In Apsley Cherry-Garrard’s classic Antarctic tale, The Worst Journey in the World, three doughty sledders make a quixotic trek in the frigid polar night in search of emperor penguin eggs. It was so unremittingly cold that they spoke of the minus 50s as a warm spell. Every night, they had to pry open their frozen sleeping bags to crawl in.

Bags do accumulate frost from body transpiration, but even at those temperatures, the bag doesn’t become as hard as twin sheets of metal. Their problem was that they stuck their heads inside the bags to keep their faces warm. This might have worked for the first few nights, but the moisture in their breath refroze and petrified their sleeping bags. You simply must keep your face outside, uncomfortable though it is.

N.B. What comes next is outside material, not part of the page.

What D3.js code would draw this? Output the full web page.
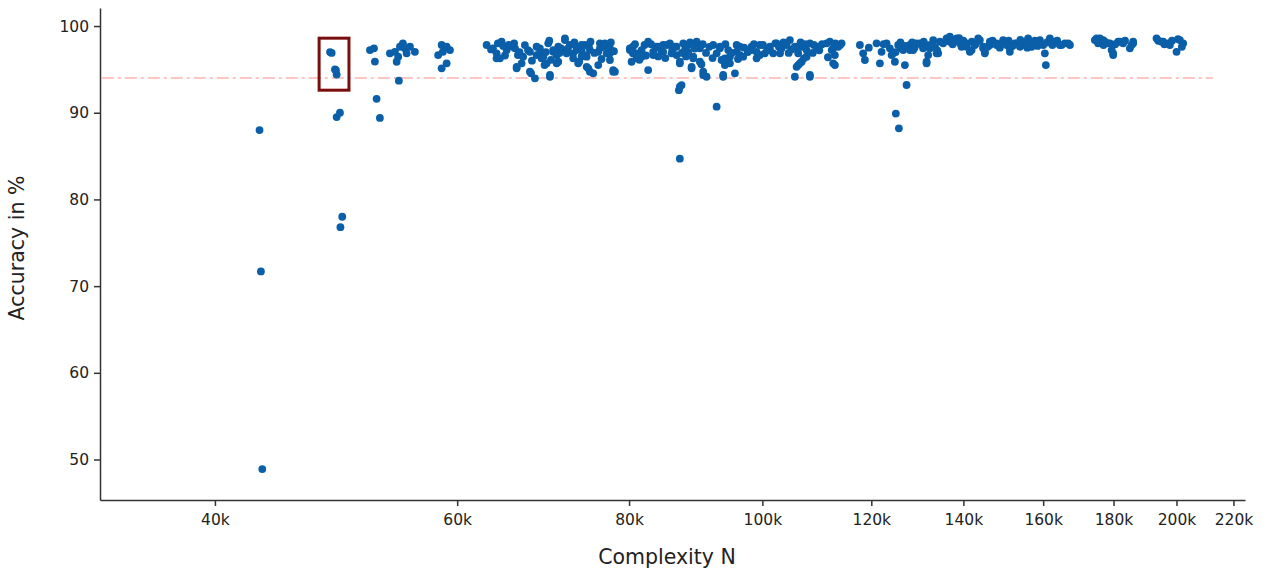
<!DOCTYPE html>
<html>
<head>
<meta charset="utf-8">
<script src="https://cdn.jsdelivr.net/npm/d3@7"></script>
<style>
  html, body { margin: 0; padding: 0; background: #ffffff; }
  svg { display: block; }
  text { font-family: "DejaVu Sans", Verdana, sans-serif; fill: #222; }
</style>
</head>
<body>
<svg id="chart" width="1268" height="573"></svg>
<script>
// Complexity N (in thousands) and accuracy (%) for each point
const complexityK = [
  43.1, 43.2, 43.3,
  48.63, 48.5, 48.98, 49.04, 48.9, 49.04, 49.31, 49.50, 49.35,
  51.85, 52.20, 52.28, 52.43, 52.72, 53.61, 54.06, 54.22, 54.36, 54.42, 54.52, 54.79, 54.97, 55.13, 55.44, 55.90,
  58.12, 58.46, 58.58, 58.95, 59.28, 58.95, 58.46,
  63.03, 63.70, 64.09, 64.23, 64.63, 64.45, 64.09, 65.18, 65.87, 65.4, 66.1, 66.42, 66.28, 66.28, 66.83, 67.0, 67.55, 67.77, 67.77, 67.9,
  68.34, 68.53, 68.53, 68.91, 68.91, 69.1, 69.30, 69.45, 69.88, 69.69, 70.08, 70.08, 70.46, 70.46, 70.87, 71.06, 70.87, 71.06, 71.4,
  71.86, 71.86, 72.06, 72.06, 72.46, 72.86, 72.86, 73.28, 73.28, 73.47, 73.6, 73.89, 73.89, 74.30, 74.30, 74.52, 74.52, 74.72, 74.93, 74.93,
  75.34, 75.98, 75.98, 76.19, 76.19, 76.61, 76.83, 77.05, 77.22, 77.48, 77.48, 77.91, 77.91, 78.13, 76.83, 77.48,
  63.5, 65.0, 66.0, 67.2, 68.0, 69.6, 70.2, 71.2, 72.2, 73.0, 73.9, 74.8, 75.5, 76.4, 77.6, 78.0, 75.0, 70.0, 66.6, 64.8,
  80.11, 80.11, 80.34, 80.52, 80.52, 81.02, 81.02, 81.70, 81.70, 82.1, 82.60, 82.60, 83.30, 83.30, 83.7, 84.0, 84.4, 84.70, 84.70, 85.19,
  85.90, 85.66, 86.3, 86.62, 86.62, 87.10, 87.10, 87.35, 86.96, 87.10, 87.10, 87.6, 87.84, 87.84, 88.32, 88.32, 88.83, 88.83, 89.07, 89.07,
  89.58, 89.58, 90.07, 90.07, 90.3, 90.57, 90.57, 91.08, 92.10, 92.63, 92.63, 93.14, 93.14, 93.40, 93.65, 93.65, 93.92, 93.92, 94.44,
  94.71, 94.71, 95.51, 95.78, 95.78, 96.31, 96.31, 96.84, 98.21, 98.21, 99.04, 99.04, 99.58, 99.58, 100.42, 100.1, 101.27, 101.27, 101.83,
  102.41, 102.2, 103.27, 103.0, 104.14, 104.71, 105.59, 105.59, 105.90, 106.18, 106.18, 106.18, 106.48, 106.8, 107.07, 107.2, 107.68, 107.68,
  108.28, 108.28, 108.28, 109.50, 109.0, 111.35, 111.96, 112.3, 112.58, 112.58, 112.91, 112.9, 113.53, 113.9, 114.18,
  80.8, 81.4, 82.3, 83.0, 84.0, 85.0, 86.0, 87.4, 88.0, 88.6, 89.3, 90.5, 91.0, 91.5, 92.0, 94.0, 95.0, 96.0, 97.0, 97.6, 98.6,
  100.8, 102.8, 103.6, 104.5, 105.0, 106.6, 107.4, 108.8, 110.0, 110.5, 111.6, 113.0,
  117.73, 118.38, 118.72, 121.06, 121.74, 122.08, 123.11, 123.79, 124.15, 124.47, 124.83, 125.03, 125.52, 125.67, 126.24, 126.58, 126.94,
  127.30, 128.01, 128.01, 128.71, 129.45, 130.16, 130.54, 130.88, 131.63, 131.63, 131.98, 132.37, 132.74, 133.10, 133.86, 134.21, 134.60,
  119.5, 122.5, 125.0, 126.0, 127.0, 128.5, 129.0, 131.0, 132.0, 133.5, 134.0,
  135.34, 136.11, 136.86, 136.86, 138.02, 138.42, 139.18, 139.57, 140.75, 140.75, 141.52, 141.94, 142.72, 143.51, 143.91, 144.72, 144.72,
  145.12, 145.12, 146.34, 146.34, 148.00, 148.00, 149.63, 149.63, 150.49, 151.32, 151.32, 152.59, 153.04, 153.88, 154.73, 155.16, 156.02,
  156.47, 156.93, 157.34, 159.12, 159.12, 160.0, 160.45, 160.72, 161.80, 161.80, 163.17, 164.53, 165.92, 166.84, 167.32,
  137.5, 139.0, 140.0, 142.0, 143.0, 145.8, 147.0, 148.8, 150.0, 151.0, 152.0, 154.0, 155.8, 157.8, 158.5, 161.0, 162.5, 163.8, 165.0,
  174.46, 174.97, 175.93, 176.90, 177.40, 178.40, 178.90, 179.42, 179.88, 179.88, 181.40, 181.91, 182.91, 184.99, 186.01, 186.01,
  175.4, 177.0, 180.5, 183.5, 185.5,
  193.43, 195.06, 195.59, 197.24, 197.79, 200.02, 201.14, 202.25, 200.5,
  194.0, 196.0, 198.5, 201.8
];
const accuracy = [
  88.0, 71.7, 48.9,
  96.9, 97.0, 94.9, 94.4, 95.0, 89.5, 90.0, 78.0, 76.8,
  97.23, 97.43, 95.9, 91.6, 89.4, 96.85, 97.03, 95.88, 96.46, 93.7, 97.61, 98.0, 97.43, 96.85, 97.61, 97.03,
  96.65, 97.81, 97.03, 97.61, 97.23, 95.70, 95.12,
  97.81, 97.43, 96.85, 98.0, 98.19, 96.27, 96.27, 97.23, 97.61, 97.81, 97.43, 96.65, 95.12, 95.3, 95.70, 96.46, 97.23, 97.03, 94.73, 94.54,
  93.97, 96.65, 97.61, 97.43, 96.85, 96.27, 96.46, 95.5, 98.0, 95.70, 94.35, 94.15, 97.03, 97.23, 96.65, 97.61, 95.70, 95.88, 97.43,
  98.38, 98.58, 97.03, 96.85, 97.81, 96.85, 96.27, 97.61, 97.23, 95.70, 95.9, 97.23, 97.81, 97.81, 96.65, 96.46, 95.3, 95.12, 97.23, 94.73,
  94.54, 97.03, 95.5, 98.0, 97.43, 97.61, 97.81, 96.85, 97.81, 96.08, 97.43, 94.92, 94.73, 94.73, 98.0, 96.85,
  97.3, 96.6, 98.0, 97.8, 96.0, 97.0, 96.1, 96.9, 97.4, 98.1, 96.5, 97.6, 96.9, 96.2, 98.1, 97.1, 98.2, 98.3, 97.0, 97.7,
  97.23, 97.43, 95.88, 97.61, 96.85, 96.85, 96.27, 96.46, 97.23, 97.81, 98.19, 94.92, 96.65, 97.03, 97.61, 97.61, 97.23, 97.03, 97.81, 97.81,
  96.85, 98.0, 97.61, 96.65, 97.61, 95.70, 95.88, 93.19, 92.6, 84.7, 93.0, 98.0, 97.81, 97.23, 97.81, 97.03, 95.3, 95.12, 96.46, 96.27,
  98.0, 98.19, 97.43, 95.88, 95.6, 94.73, 94.35, 94.15, 97.81, 96.85, 90.7, 97.61, 97.43, 96.08, 94.15, 94.35, 95.5, 96.27, 97.23,
  96.46, 95.70, 94.54, 97.03, 97.81, 97.61, 96.65, 96.46, 97.23, 97.61, 96.27, 97.03, 97.81, 96.65, 96.85, 97.81, 97.61, 97.23, 96.85,
  98.0, 98.0, 97.43, 96.85, 97.81, 98.38, 97.61, 94.15, 95.3, 96.85, 97.43, 95.5, 95.70, 95.88, 97.61, 96.27, 96.46, 97.23,
  94.15, 98.0, 94.35, 97.61, 97.81, 98.0, 98.19, 97.23, 97.43, 95.70, 95.5, 96.65, 97.61, 97.81, 98.0,
  97.9, 96.1, 96.6, 97.9, 96.5, 96.3, 97.3, 96.9, 96.5, 98.1, 97.4, 97.9, 96.9, 97.6, 96.3, 97.9, 96.9, 96.2, 97.5, 97.0, 97.9,
  97.2, 97.6, 98.1, 96.9, 97.3, 98.1, 97.9, 96.9, 97.2, 97.9, 96.4, 98.0,
  97.81, 96.85, 96.08, 98.0, 95.70, 97.03, 98.0, 97.43, 96.65, 96.85, 95.88, 89.9, 97.81, 88.2, 97.43, 97.23, 95.5,
  93.2, 97.81, 97.23, 97.23, 98.0, 98.0, 97.81, 97.43, 95.88, 95.70, 96.65, 97.43, 97.81, 98.38, 96.85, 96.85, 98.19,
  97.5, 97.9, 97.0, 98.1, 97.7, 98.1, 97.5, 98.2, 97.8, 97.6, 97.2,
  98.0, 98.58, 98.77, 98.19, 98.38, 98.58, 98.0, 97.61, 98.0, 97.61, 97.03, 97.23, 97.81, 98.58, 98.38, 97.61, 97.43,
  97.03, 96.85, 98.19, 97.81, 98.0, 97.81, 98.38, 98.19, 97.81, 97.43, 97.03, 98.0, 98.0, 97.61, 97.81, 98.19, 98.58,
  98.19, 97.61, 97.81, 98.38, 98.0, 97.81, 96.85, 95.5, 98.58, 98.38, 98.19, 97.81, 98.0, 98.0, 97.81,
  97.9, 98.6, 98.3, 98.2, 98.0, 97.6, 98.3, 97.5, 98.0, 98.3, 97.7, 98.4, 97.5, 98.3, 97.7, 98.1, 97.8, 98.3, 97.8,
  98.38, 98.58, 98.58, 98.38, 98.19, 98.0, 98.0, 97.23, 96.65, 96.85, 98.19, 98.19, 98.0, 97.43, 98.0, 98.19,
  98.0, 97.8, 97.9, 98.3, 97.8,
  98.58, 98.19, 98.19, 98.0, 97.81, 97.03, 98.38, 98.0, 98.5,
  98.3, 97.9, 98.3, 97.6
];
const xTicksK = [40, 60, 80, 100, 120, 140, 160, 180, 200, 220];
const yTicks = [50, 60, 70, 80, 90, 100];
const thresholdAcc = [94];
// highlighted region: [N min (k), N max (k), accuracy min, accuracy max]
const highlightBox = [47.62, 50.06, 92.6, 98.6];

const svg = d3.select("#chart");
const x = d3.scaleLog().domain([33.0, 224.3]).range([100, 1245]);
const y = d3.scaleLinear().domain([45.33, 102.08]).range([500, 8]);

const axisColor = "#333";

// threshold line
svg.selectAll("line.thr").data(thresholdAcc).enter().append("line")
  .attr("class", "thr")
  .attr("x1", x(33.1)).attr("x2", x(212.5))
  .attr("y1", d => y(d)).attr("y2", d => y(d))
  .attr("stroke", "#ffb3b0").attr("stroke-width", 1.5)
  .attr("stroke-dasharray", "12,4,3,4");

// points
const pts = complexityK.map((n, i) => ({ n, a: accuracy[i] }));
svg.append("g").selectAll("circle").data(pts).enter().append("circle")
  .attr("cx", d => x(d.n)).attr("cy", d => y(d.a))
  .attr("r", 3.9).attr("fill", "#0a5fa8");

// highlight box
svg.append("rect")
  .attr("x", x(highlightBox[0])).attr("y", y(highlightBox[3]))
  .attr("width", x(highlightBox[1]) - x(highlightBox[0]))
  .attr("height", y(highlightBox[2]) - y(highlightBox[3]))
  .attr("fill", "none").attr("stroke", "#7a0d0d").attr("stroke-width", 3);

// x axis
const gx = svg.append("g").attr("transform", "translate(0,500)")
  .call(d3.axisBottom(x).tickValues(xTicksK).tickFormat(d => d + "k").tickSize(6).tickSizeOuter(0).tickPadding(8));
// y axis
const gy = svg.append("g").attr("transform", "translate(100,0)")
  .call(d3.axisLeft(y).tickValues(yTicks).tickSize(6).tickSizeOuter(0).tickPadding(5));

[gx, gy].forEach(g => {
  g.select(".domain").attr("stroke", axisColor).attr("stroke-width", 1.5);
  g.selectAll(".tick line").attr("stroke", axisColor).attr("stroke-width", 1.5);
  g.selectAll(".tick text").attr("font-family", "DejaVu Sans, Verdana, sans-serif")
    .attr("font-size", 15.5).attr("fill", "#222");
});

// axis titles
svg.append("text").attr("x", 667).attr("y", 564).attr("text-anchor", "middle")
  .attr("font-size", 20.5).text("Complexity N");
svg.append("text").attr("transform", "translate(24,248) rotate(-90)").attr("text-anchor", "middle")
  .attr("font-size", 20.5).text("Accuracy in %");
</script>
</body>
</html>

I wear a balaclava at night. The cold does not bother my cheeks and mouth area, but my nose does get cold. Because I don’t like the hampered breathing feeling of covering my mouth in order to protect the nose, I pull down the balaclava from above, hooking it over the nose. This is one advantage of having a big schnozz — this would not work with a button nose.

 

10. Immediately assuming frostbite if your hands or feet go numb

Photo: Jerry Kobalenko

When it’s very cold, it’s hard to avoid fingers going numb occasionally; for example, at the beginning of the day, before you’ve warmed up. This numbness feels different from the more serious numbness of frostbite or frostnip. (Until you learn to differentiate, you have to check!)

When the skin temperature of a gloved hand drops to about 9°C, you lose your sense of touch. Sometimes, the circulation stops, and waste products like histamines or lactic acid build up. It hurts like hell when feeling returns and these impurities are reabsorbed. Ice climbers know this sensation well, and call it the screaming barfies, because it makes them want to both scream and barf at the same time.

On particularly cold trips, sometimes the feet go numb as well. When the skin temperature remains below 9°C for long periods, the nerves near the surface of the skin slowly die. Then the feet go numb. It takes a couple of months for feeling to return, as the nerves gradually grow back. It’s disconcerting, but not serious.